Question

Two small bodies of mass 10 kg and 20 kg are placed at a distance of 1m apart and released. Assuming that only mutual gravitational forces are acting, find the speeds of the particles when the separation decreases to 0.5 m.

So I attempted to conserve the energy... But I don't know whether I should conserve the system's
(The center of mass cannot develop a velocity, right? as the forces are internal?) Or the individual bodies'.... This should include which terms?

Answers: 4.2E-5 m/s and 2.1E-5

Answer 1

First you need to determine the equation of motion.
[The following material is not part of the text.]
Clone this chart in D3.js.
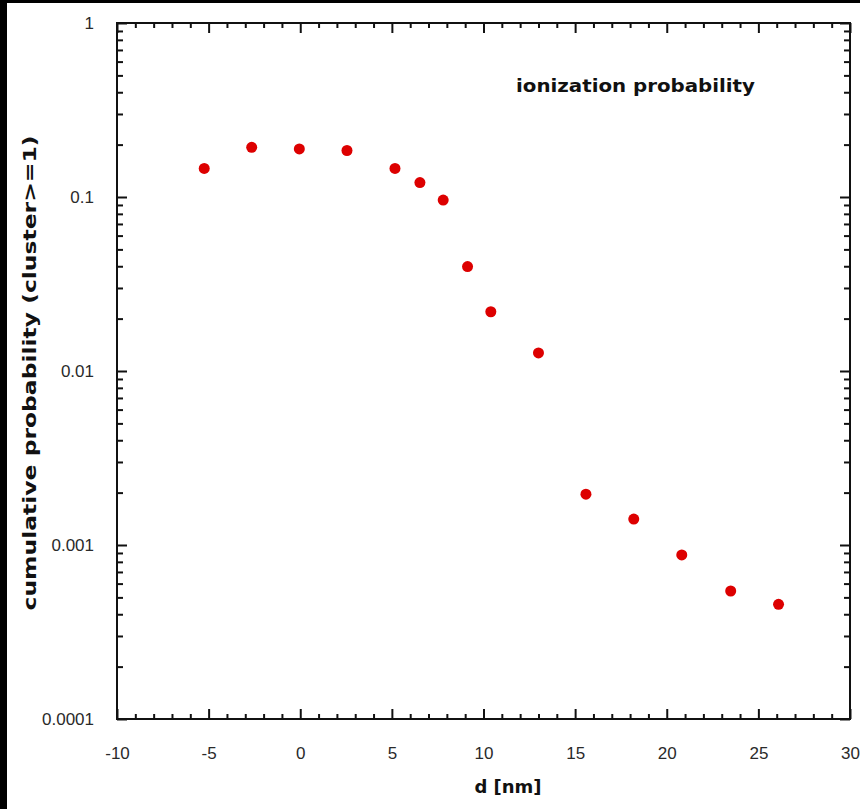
<!DOCTYPE html>
<html>
<head>
<meta charset="utf-8">
<script src="https://cdn.jsdelivr.net/npm/d3@7/dist/d3.min.js"></script>
<style>
html, body { margin: 0; padding: 0; background: #fff; }
svg { display: block; }
</style>
</head>
<body>
<script>
// ---- data ----
const distance = [-5.24, -2.65, -0.05, 2.55, 5.17, 6.53, 7.80, 9.13, 10.40, 13.0, 15.59, 18.2, 20.82, 23.49, 26.1];
const probability = [0.146, 0.193, 0.189, 0.185, 0.146, 0.121, 0.096, 0.0398, 0.0219, 0.0127, 0.00196, 0.00141, 0.000877, 0.000544, 0.000456];
const xTickValues = [-10, -5, 0, 5, 10, 15, 20, 25, 30];
const xTickLabels = ["-10", "-5", "0", "5", "10", "15", "20", "25", "30"];
const yTickValues = [0.0001, 0.001, 0.01, 0.1, 1];
const yTickLabels = ["0.0001", "0.001", "0.01", "0.1", "1"];
const titleText = "ionization probability";
const xLabelText = "d [nm]";
const yLabelText = "cumulative probability (cluster>=1)";

const W = 860, H = 809;
const pLeft = 117, pRight = 850, pTop = 23, pBottom = 719;

const svg = d3.select("body").append("svg").attr("width", W).attr("height", H);
svg.append("rect").attr("width", W).attr("height", H).attr("fill", "#fff");
// black frame bands of the original screenshot
svg.append("rect").attr("x", 0).attr("y", 0).attr("width", W).attr("height", 3).attr("fill", "#000");
svg.append("rect").attr("x", 0).attr("y", 0).attr("width", 7).attr("height", H).attr("fill", "#000");

const x = d3.scaleLinear().domain([-10, 30]).range([pLeft, pRight]);
const y = d3.scaleLog().domain([0.0001, 1]).range([pBottom, pTop]);

const xMinor = d3.range(-10, 31, 1).filter(v => v % 5 !== 0);
const yMinor = y.ticks().filter(v => !yTickValues.some(t => Math.abs(t - v) / t < 1e-9));

const tickColor = "#111";
function styleAxis(g) {
  g.select(".domain").remove();
  g.selectAll("line").attr("stroke", tickColor).attr("stroke-width", 2);
  g.selectAll("text").attr("font-family", "'Liberation Sans', Arial, sans-serif")
    .attr("font-size", 17).attr("fill", "#2a2a2a");
}

// bottom axis
svg.append("g").attr("transform", `translate(0,${pBottom})`)
  .call(d3.axisBottom(x).tickValues(xTickValues).tickSizeInner(-10).tickSizeOuter(0).tickPadding(28)
    .tickFormat((d, i) => xTickLabels[i]))
  .call(styleAxis);
svg.append("g").attr("transform", `translate(0,${pBottom})`)
  .call(d3.axisBottom(x).tickValues(xMinor).tickSizeInner(-5).tickSizeOuter(0).tickFormat(""))
  .call(styleAxis);
// top axis
svg.append("g").attr("transform", `translate(0,${pTop})`)
  .call(d3.axisTop(x).tickValues(xTickValues).tickSizeInner(-10).tickSizeOuter(0).tickFormat(""))
  .call(styleAxis);
svg.append("g").attr("transform", `translate(0,${pTop})`)
  .call(d3.axisTop(x).tickValues(xMinor).tickSizeInner(-5).tickSizeOuter(0).tickFormat(""))
  .call(styleAxis);
// left axis
svg.append("g").attr("transform", `translate(${pLeft},0)`)
  .call(d3.axisLeft(y).tickValues(yTickValues).tickSizeInner(-10).tickSizeOuter(0).tickPadding(23)
    .tickFormat((d, i) => yTickLabels[i]))
  .call(styleAxis);
svg.append("g").attr("transform", `translate(${pLeft},0)`)
  .call(d3.axisLeft(y).tickValues(yMinor).tickSizeInner(-6).tickSizeOuter(0).tickFormat(""))
  .call(styleAxis);
// right axis
svg.append("g").attr("transform", `translate(${pRight},0)`)
  .call(d3.axisRight(y).tickValues(yTickValues).tickSizeInner(-10).tickSizeOuter(0).tickFormat(""))
  .call(styleAxis);
svg.append("g").attr("transform", `translate(${pRight},0)`)
  .call(d3.axisRight(y).tickValues(yMinor).tickSizeInner(-6).tickSizeOuter(0).tickFormat(""))
  .call(styleAxis);

// frame
svg.append("rect").attr("x", pLeft).attr("y", pTop).attr("width", pRight - pLeft).attr("height", pBottom - pTop)
  .attr("fill", "none").attr("stroke", tickColor).attr("stroke-width", 2);

// points
svg.append("g").selectAll("circle").data(distance.map((d, i) => ({d, p: probability[i]})))
  .join("circle")
  .attr("cx", e => x(e.d)).attr("cy", e => y(e.p)).attr("r", 5.5)
  .attr("fill", "#dd0000");

const boldFont = "'DejaVu Sans', Verdana, sans-serif";
// title
svg.append("text").attr("x", 516).attr("y", 92).attr("font-family", boldFont).attr("font-weight", "bold")
  .attr("font-size", 18).attr("textLength", 239).attr("lengthAdjust", "spacingAndGlyphs")
  .attr("fill", "#111").text(titleText);
// x label
svg.append("text").attr("x", 508).attr("y", 793).attr("text-anchor", "middle")
  .attr("font-family", boldFont).attr("font-weight", "bold").attr("font-size", 18)
  .attr("fill", "#111").text(xLabelText);
// y label
svg.append("text").attr("transform", "translate(36,373) rotate(-90)").attr("text-anchor", "middle")
  .attr("font-family", boldFont).attr("font-weight", "bold").attr("font-size", 17)
  .attr("textLength", 475).attr("lengthAdjust", "spacingAndGlyphs")
  .attr("fill", "#111").text(yLabelText);
</script>
</body>
</html>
Note that there are two forces acting on each particle. Write Newton's second equation and later try to solve for the speed of each particle after the time each has moved 0.5 m horizontally.

Answer 2

please, note that, since the system of the two masses is an isolated system, then also the total momentum has to be conserved, so we can write:
\[m _{1}v _{1}=m _{2}v _{2}\]
and since \[m _{2}=2m _{1}\]
we get:
\[v _{1}=2v _{2}\]
Please, add that equation to that of conservation of total energy,
(namely kinetic + potential ) and you will get your answer

Answer 3

please, @Saeeddiscover note that, the problem of @decidedlypretentious is another question, namely the sistuation described in the question of @decidedlypretentious can be reassumed as below:

Answer 4

That's it. Thanks, so I solved it.
\[- \frac{ GMm }{ 1 }=-\frac{ GMm}{ 0.5 }+\frac{ M(V)^{2} }{ 2 }+\frac{ m(2V)^{2} }{ 2 }\]

Where the capital letters are for for the heavier object. Substitue, and Voila!